Scores of lovely melodies, all in a row.
And the point is? Anyway, The Rite – included on this – was written well before Stravinsky experimented with Serialism.
It is indeed a bit odd that they would include Stravinsky as a ‘special bonus’ – which makes perfect sense – but not use one of his serial works.
Brilliant! Thanks for sharing Norman.
Genius stuff – who put it together ?
Conductor Matthias Bamert. The voice says in the beginning: ‘The Matthias Bamert Society….”
It was a Cleveland Orchestra assistant conductor collaboration, written by Matthias Bamert and Kenneth Jean… and narrated by Robert Conrad, founder and longtime radio announcer of Cleveland’s classical music radio station WCLV.
Yes! This is correct. Norman, it would be good (and only fair) if you, unlike the person uploading this video, gave Robert Conrad credit. Also, this version is missing the end of the clip, present in another youtube upload of it.
Funny, but unfair. As are so many things that are funny.
I laughed hysterically! Am still laughing 10 minutes later.

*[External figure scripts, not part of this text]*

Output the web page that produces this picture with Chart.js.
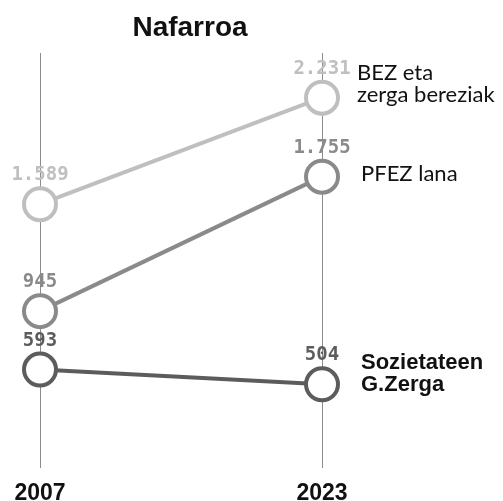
<!DOCTYPE html>
<html>
<head>
<meta charset="utf-8">
<script src="https://cdn.jsdelivr.net/npm/chart.js@4/dist/chart.umd.min.js"></script>
<style>
  html, body { margin: 0; padding: 0; background: #fff; }
  #wrap { width: 503px; height: 501px; position: relative; }
</style>
</head>
<body>
<div id="wrap"><canvas id="slope"></canvas></div>
<script>
// data (millions)
const years = ['2007', '2023'];
const seriesNames = [['BEZ eta', 'zerga bereziak'], ['PFEZ lana'], ['Sozietateen', 'G.Zerga']];
const bez = [1589, 2231];
const pfez = [945, 1755];
const sozietateen = [593, 504];
const valueLabels = [['1.589', '2.231'], ['945', '1.755'], ['593', '504']];

const colors = ['#bfbfbf', '#8a8a8a', '#5c5c5c'];
const nameOffset = [-14, -3, -10]; // vertical nudge of the names on the right
const nameX = [357, 361, 361];
const nameBold = [false, false, true];

const labelPlugin = {
  id: 'slopeLabels',
  afterDatasetsDraw(chart) {
    const c = chart.ctx;
    c.save();
    // title
    c.fillStyle = '#111';
    c.font = 'bold 28px "Liberation Sans"';
    c.textAlign = 'center';
    c.textBaseline = 'alphabetic';
    c.fillText('Nafarroa', 190, 36);

    chart.data.datasets.forEach((ds, i) => {
      const pts = chart.getDatasetMeta(i).data;
      // value labels above each point
      c.font = 'bold 19px "DejaVu Sans Mono"';
      c.fillStyle = colors[i];
      c.textAlign = 'center';
      c.textBaseline = 'alphabetic';
      pts.forEach((p, j) => c.fillText(valueLabels[i][j], p.x, p.y - 24));
      // series name at the right end
      const last = pts[pts.length - 1];
      const lines = seriesNames[i];
      c.fillStyle = '#111';
      c.font = nameBold[i] ? 'bold 22px "Liberation Sans"' : '22px Lato';
      c.textAlign = 'left';
      c.textBaseline = 'middle';
      const lh = 22;
      const y0 = last.y + nameOffset[i] - (lines.length - 1) * lh / 2;
      lines.forEach((t, k) => c.fillText(t, nameX[i], y0 + k * lh));
    });
    c.restore();
  }
};

function makeSet(label, values, i) {
  return {
    label: label,
    data: values,
    borderColor: colors[i],
    borderWidth: 4,
    pointRadius: 16,
    pointHoverRadius: 16,
    pointBorderWidth: 4,
    pointBackgroundColor: '#fff',
    pointBorderColor: colors[i],
    clip: false,
    tension: 0
  };
}

const ctx = document.getElementById('slope').getContext('2d');
const slopeChart = new Chart(ctx, {
  type: 'line',
  data: {
    labels: years,
    datasets: [
      makeSet('BEZ eta zerga bereziak', bez, 0),
      makeSet('PFEZ lana', pfez, 1),
      makeSet('Sozietateen G.Zerga', sozietateen, 2)
    ]
  },
  options: {
    responsive: true,
    maintainAspectRatio: false,
    animation: false,
    layout: { padding: { left: 40, right: 181, top: 53, bottom: 0 } },
    plugins: {
      legend: { display: false },
      title: { display: false },
      tooltip: { enabled: false }
    },
    scales: {
      x: {
        offset: false,
        border: { display: false },
        grid: { color: '#8c8c8c', lineWidth: 1, drawTicks: false },
        ticks: {
          color: '#111',
          padding: 12,
          font: { family: 'Liberation Sans', weight: 'bold', size: 23 },
          maxRotation: 0
        },
        afterFit(scale) { scale.height = 33; }
      },
      y: { display: false, min: 0, max: 2500 }
    }
  },
  plugins: [labelPlugin]
});
</script>
</body>
</html>
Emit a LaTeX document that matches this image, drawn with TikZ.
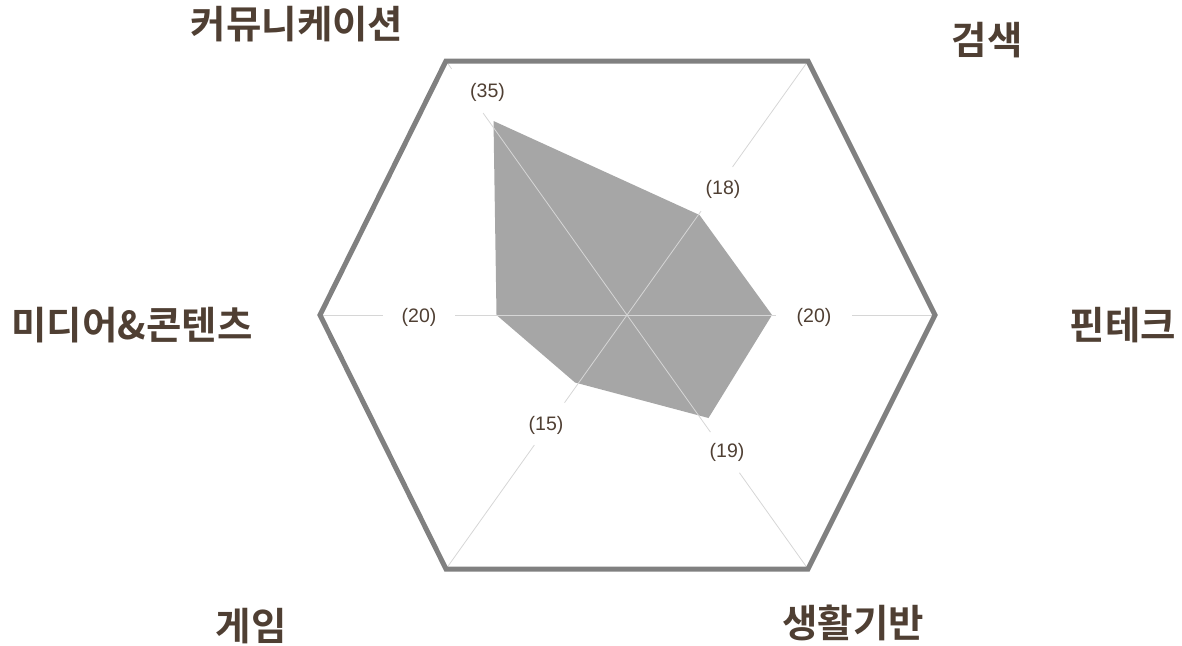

It’s hilarious….. It seems that the conductor Mathias Bamert is behind it, clearly he doesn’t quite believe in the value of atonal dodecaphony (or: dodecacaphony as it is also often called).
But not everything in the collection is 12-tone, like Schoenberg’s Pierrot Lunaire which should be defended, it is still (just yet) tonal, and tragically expressive, since the music refers to traditional tonal music all the time. The same goes for his Five Orchestral Pieces, which sound like late Mahler in overdrive. But good music survives funny jokes.
https://www.youtube.com/watch?v=bd2cBUJmDr8
https://www.youtube.com/watch?v=jEQnsnas0EY
That’s the work (and narration) of Robert Conrad, longtime program director of WCLV Radio, Cleveland’s classical radio station.